* [What you will do]: Copy exactly the lines from the start of the material through the line with "np.arange(145.5, 180.1, 1.5)])". Pictures stay out of the copy.

* [Dataset section]:
((
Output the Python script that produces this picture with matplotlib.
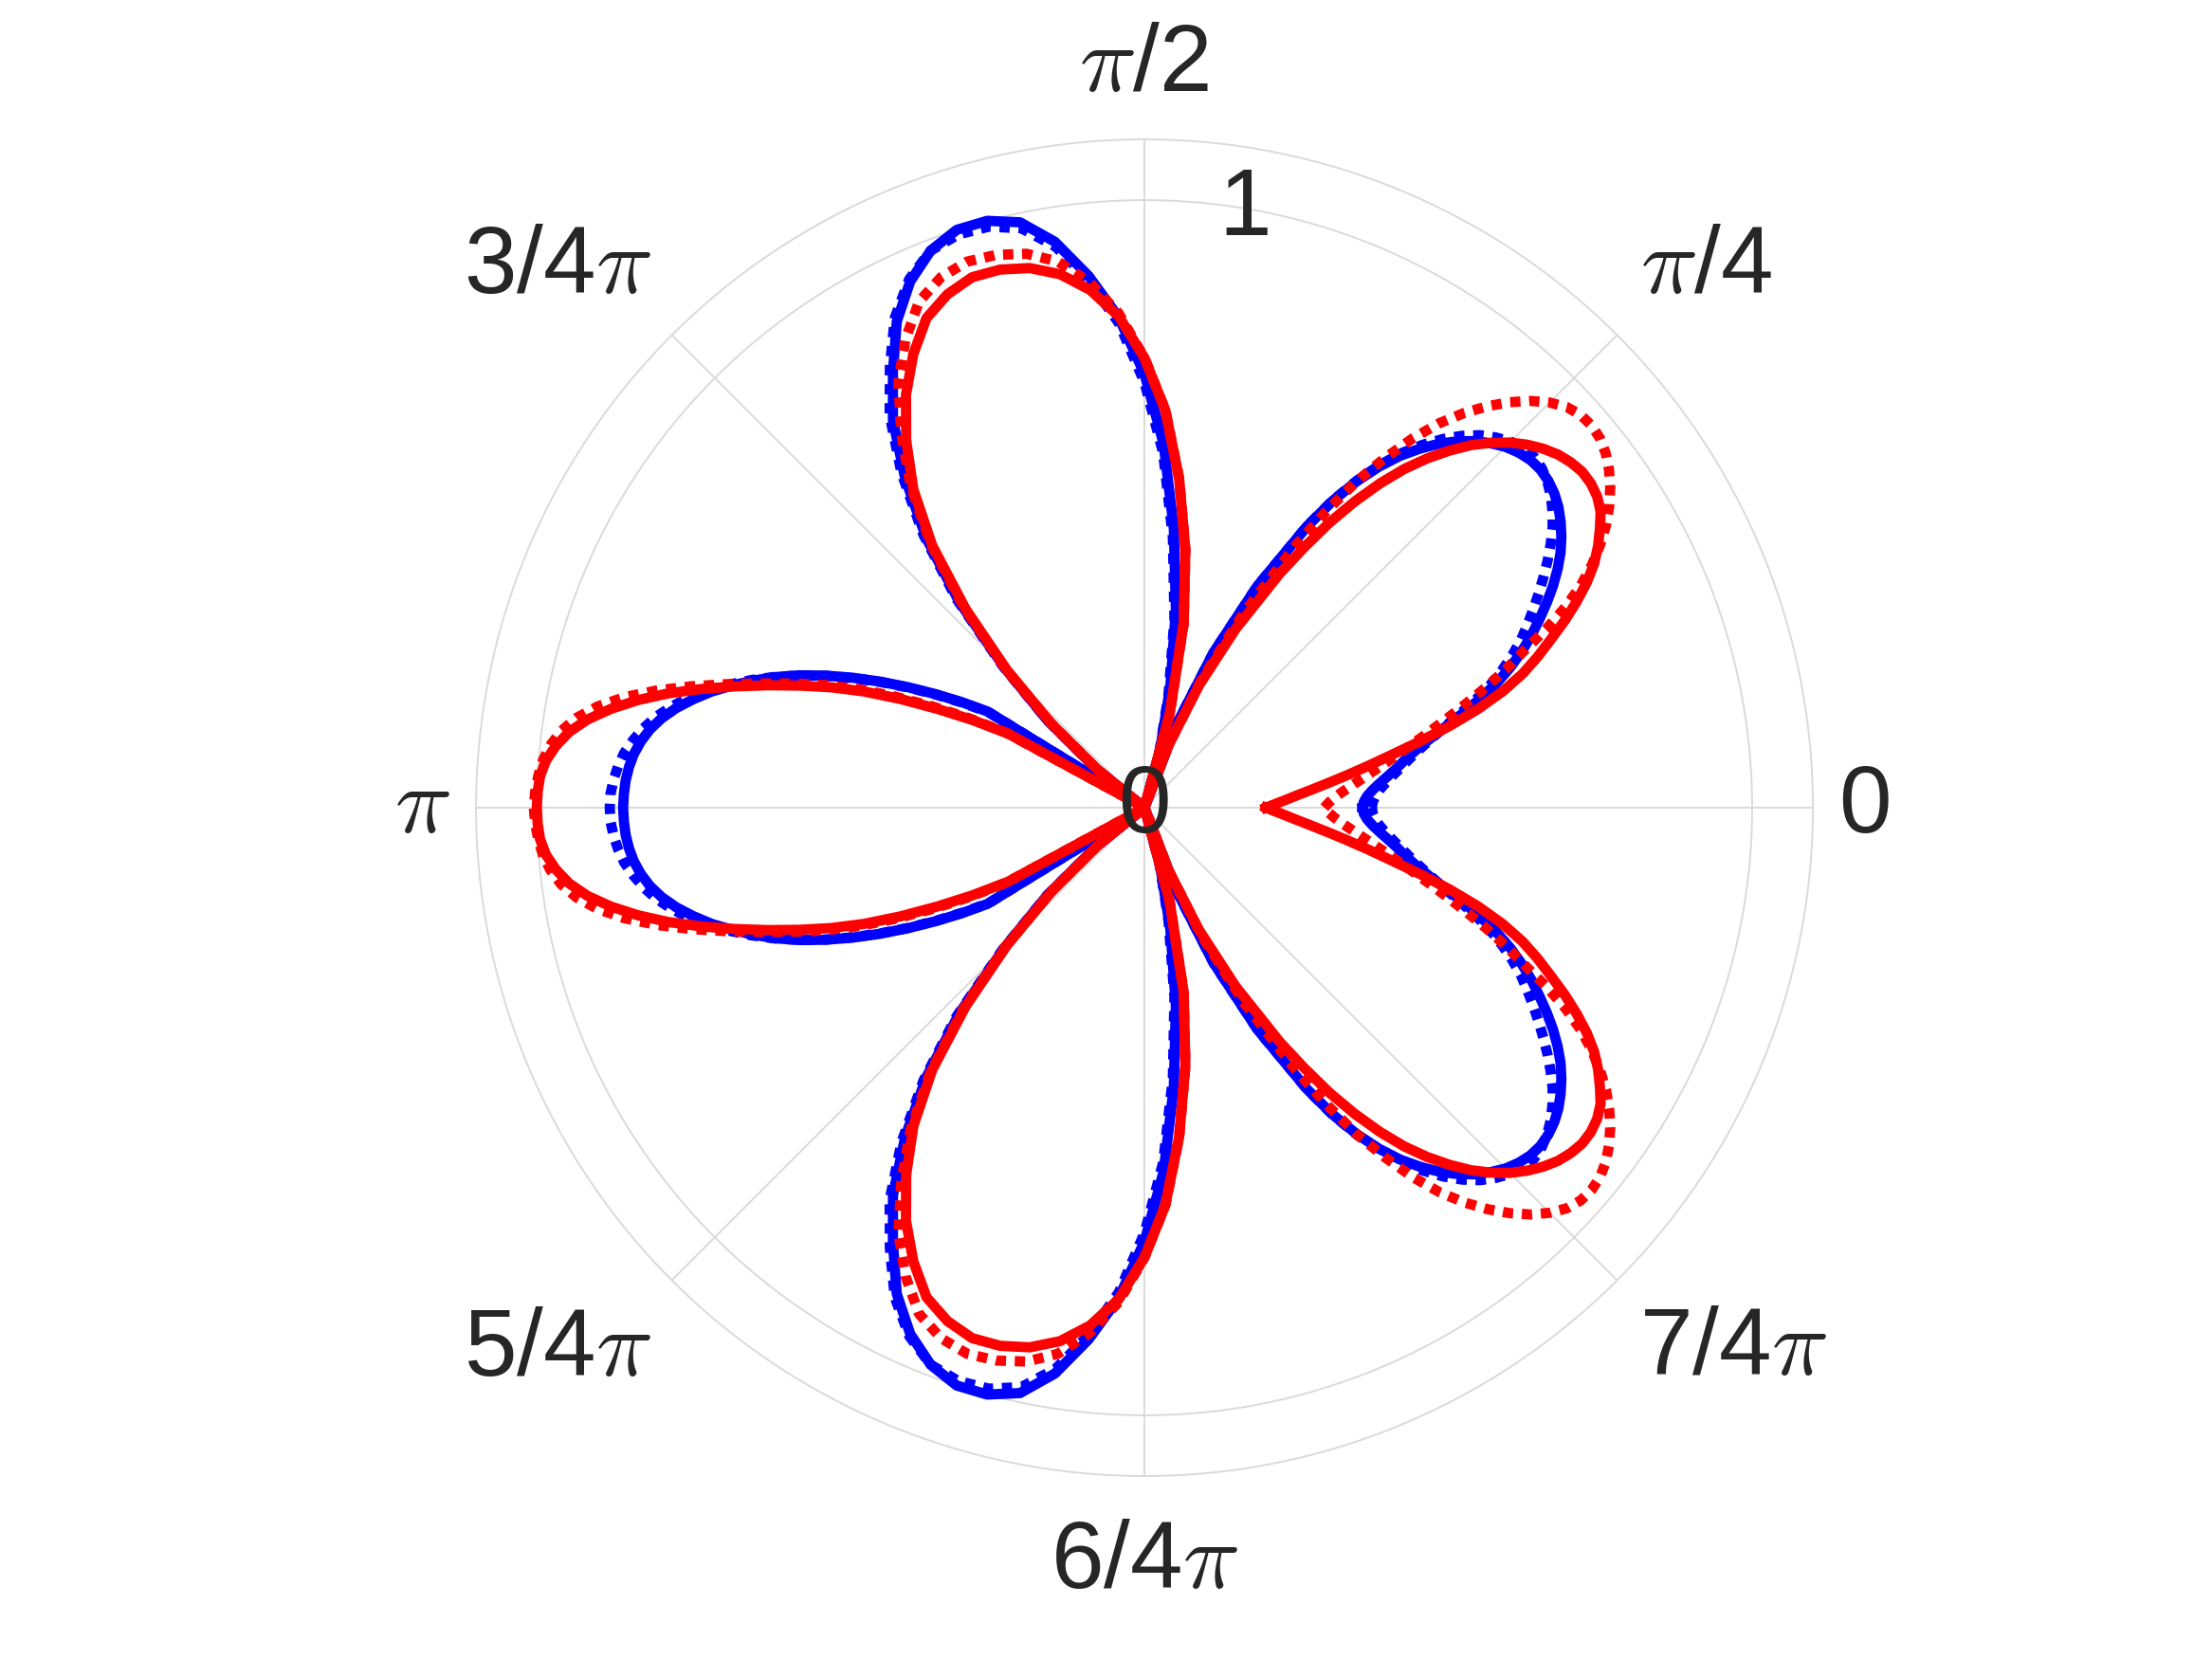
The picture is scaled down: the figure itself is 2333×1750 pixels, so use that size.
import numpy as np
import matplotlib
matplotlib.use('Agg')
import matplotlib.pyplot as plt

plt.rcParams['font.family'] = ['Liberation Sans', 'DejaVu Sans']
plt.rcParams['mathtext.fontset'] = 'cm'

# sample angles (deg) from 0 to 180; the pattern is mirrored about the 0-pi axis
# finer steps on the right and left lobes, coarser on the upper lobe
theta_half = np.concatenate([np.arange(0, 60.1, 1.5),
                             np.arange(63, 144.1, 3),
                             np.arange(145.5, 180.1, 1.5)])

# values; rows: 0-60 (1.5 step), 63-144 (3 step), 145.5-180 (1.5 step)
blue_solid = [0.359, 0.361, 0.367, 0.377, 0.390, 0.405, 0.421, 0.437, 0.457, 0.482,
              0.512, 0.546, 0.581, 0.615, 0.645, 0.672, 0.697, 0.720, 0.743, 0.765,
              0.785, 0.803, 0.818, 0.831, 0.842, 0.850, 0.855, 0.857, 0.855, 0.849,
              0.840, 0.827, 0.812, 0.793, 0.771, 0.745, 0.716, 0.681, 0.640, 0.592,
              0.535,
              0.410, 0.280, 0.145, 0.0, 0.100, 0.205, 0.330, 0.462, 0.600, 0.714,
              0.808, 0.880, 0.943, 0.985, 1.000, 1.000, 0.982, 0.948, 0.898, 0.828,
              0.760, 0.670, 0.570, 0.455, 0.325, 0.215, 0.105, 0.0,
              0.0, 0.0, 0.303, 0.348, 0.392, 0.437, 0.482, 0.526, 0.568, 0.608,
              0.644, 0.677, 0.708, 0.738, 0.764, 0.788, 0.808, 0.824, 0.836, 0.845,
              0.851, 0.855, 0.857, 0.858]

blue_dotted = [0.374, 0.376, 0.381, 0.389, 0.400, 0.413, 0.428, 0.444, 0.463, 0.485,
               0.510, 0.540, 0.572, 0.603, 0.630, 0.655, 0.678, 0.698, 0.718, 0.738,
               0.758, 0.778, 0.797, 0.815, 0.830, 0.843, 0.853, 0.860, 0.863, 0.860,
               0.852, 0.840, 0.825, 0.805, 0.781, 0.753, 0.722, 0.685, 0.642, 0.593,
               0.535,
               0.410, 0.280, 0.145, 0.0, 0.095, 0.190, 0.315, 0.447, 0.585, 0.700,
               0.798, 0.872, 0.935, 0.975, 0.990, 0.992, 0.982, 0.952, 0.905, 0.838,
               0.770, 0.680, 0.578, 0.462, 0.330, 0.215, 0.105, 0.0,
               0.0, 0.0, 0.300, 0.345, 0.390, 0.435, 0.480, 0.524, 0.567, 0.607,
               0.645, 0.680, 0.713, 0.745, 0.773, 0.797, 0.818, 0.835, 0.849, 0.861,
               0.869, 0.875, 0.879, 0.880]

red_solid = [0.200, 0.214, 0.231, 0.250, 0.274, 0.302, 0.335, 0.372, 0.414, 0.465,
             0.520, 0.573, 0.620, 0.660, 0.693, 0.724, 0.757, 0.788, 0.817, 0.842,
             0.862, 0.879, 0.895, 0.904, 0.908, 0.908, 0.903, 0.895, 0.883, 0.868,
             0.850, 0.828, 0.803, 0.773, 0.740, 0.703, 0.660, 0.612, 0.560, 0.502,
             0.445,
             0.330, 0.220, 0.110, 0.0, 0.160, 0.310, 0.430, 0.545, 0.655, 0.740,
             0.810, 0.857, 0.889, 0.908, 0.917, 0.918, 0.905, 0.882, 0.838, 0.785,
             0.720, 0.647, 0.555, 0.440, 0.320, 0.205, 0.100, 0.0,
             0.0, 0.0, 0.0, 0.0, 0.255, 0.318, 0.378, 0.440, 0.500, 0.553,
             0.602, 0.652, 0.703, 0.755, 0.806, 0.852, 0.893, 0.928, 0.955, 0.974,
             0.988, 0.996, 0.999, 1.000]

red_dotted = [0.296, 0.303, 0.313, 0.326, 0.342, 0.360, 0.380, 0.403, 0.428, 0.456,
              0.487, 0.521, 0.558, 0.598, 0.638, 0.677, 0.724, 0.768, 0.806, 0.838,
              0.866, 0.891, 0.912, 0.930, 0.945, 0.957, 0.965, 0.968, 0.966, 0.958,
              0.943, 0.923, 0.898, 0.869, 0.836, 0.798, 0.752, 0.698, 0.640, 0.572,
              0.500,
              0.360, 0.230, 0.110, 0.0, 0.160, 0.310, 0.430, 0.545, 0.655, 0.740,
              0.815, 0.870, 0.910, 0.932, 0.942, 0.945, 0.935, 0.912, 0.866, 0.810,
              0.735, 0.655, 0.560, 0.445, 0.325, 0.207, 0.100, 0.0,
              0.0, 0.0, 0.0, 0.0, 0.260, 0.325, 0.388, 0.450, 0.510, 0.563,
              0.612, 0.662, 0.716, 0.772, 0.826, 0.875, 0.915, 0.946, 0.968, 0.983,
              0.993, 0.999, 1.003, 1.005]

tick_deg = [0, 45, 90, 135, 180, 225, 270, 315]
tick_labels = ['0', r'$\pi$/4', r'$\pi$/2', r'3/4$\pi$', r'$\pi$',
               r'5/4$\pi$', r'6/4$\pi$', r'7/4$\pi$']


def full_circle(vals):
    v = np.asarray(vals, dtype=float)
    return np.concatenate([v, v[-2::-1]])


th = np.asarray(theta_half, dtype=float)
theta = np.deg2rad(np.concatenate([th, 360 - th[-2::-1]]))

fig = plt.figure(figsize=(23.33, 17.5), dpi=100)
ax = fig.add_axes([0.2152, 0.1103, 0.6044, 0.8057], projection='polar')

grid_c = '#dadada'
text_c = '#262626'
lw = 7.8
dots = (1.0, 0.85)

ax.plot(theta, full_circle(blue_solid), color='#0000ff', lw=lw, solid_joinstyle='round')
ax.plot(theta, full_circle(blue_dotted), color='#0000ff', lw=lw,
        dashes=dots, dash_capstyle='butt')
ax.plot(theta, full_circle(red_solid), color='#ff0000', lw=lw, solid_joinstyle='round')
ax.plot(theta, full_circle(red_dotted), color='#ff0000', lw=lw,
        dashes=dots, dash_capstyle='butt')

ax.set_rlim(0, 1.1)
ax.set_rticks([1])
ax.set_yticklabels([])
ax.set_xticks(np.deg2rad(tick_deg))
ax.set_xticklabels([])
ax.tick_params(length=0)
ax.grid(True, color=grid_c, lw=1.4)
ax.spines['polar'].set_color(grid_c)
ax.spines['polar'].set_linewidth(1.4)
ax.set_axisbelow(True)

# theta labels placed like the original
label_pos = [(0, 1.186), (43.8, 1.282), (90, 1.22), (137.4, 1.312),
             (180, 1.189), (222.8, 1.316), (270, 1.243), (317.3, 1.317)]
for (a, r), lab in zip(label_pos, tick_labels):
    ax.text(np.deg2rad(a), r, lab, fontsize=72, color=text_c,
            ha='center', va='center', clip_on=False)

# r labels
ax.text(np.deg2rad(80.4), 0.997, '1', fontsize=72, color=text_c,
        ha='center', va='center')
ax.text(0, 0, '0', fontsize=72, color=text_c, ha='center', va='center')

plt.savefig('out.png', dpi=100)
))
* [Exercise output]:
Output the Python script that produces this picture with matplotlib.
The picture is scaled down: the figure itself is 2333×1750 pixels, so use that size.
import numpy as np
import matplotlib
matplotlib.use('Agg')
import matplotlib.pyplot as plt

plt.rcParams['font.family'] = ['Liberation Sans', 'DejaVu Sans']
plt.rcParams['mathtext.fontset'] = 'cm'

# sample angles (deg) from 0 to 180; the pattern is mirrored about the 0-pi axis
# finer steps on the right and left lobes, coarser on the upper lobe
theta_half = np.concatenate([np.arange(0, 60.1, 1.5),
                             np.arange(63, 144.1, 3),
                             np.arange(145.5, 180.1, 1.5)])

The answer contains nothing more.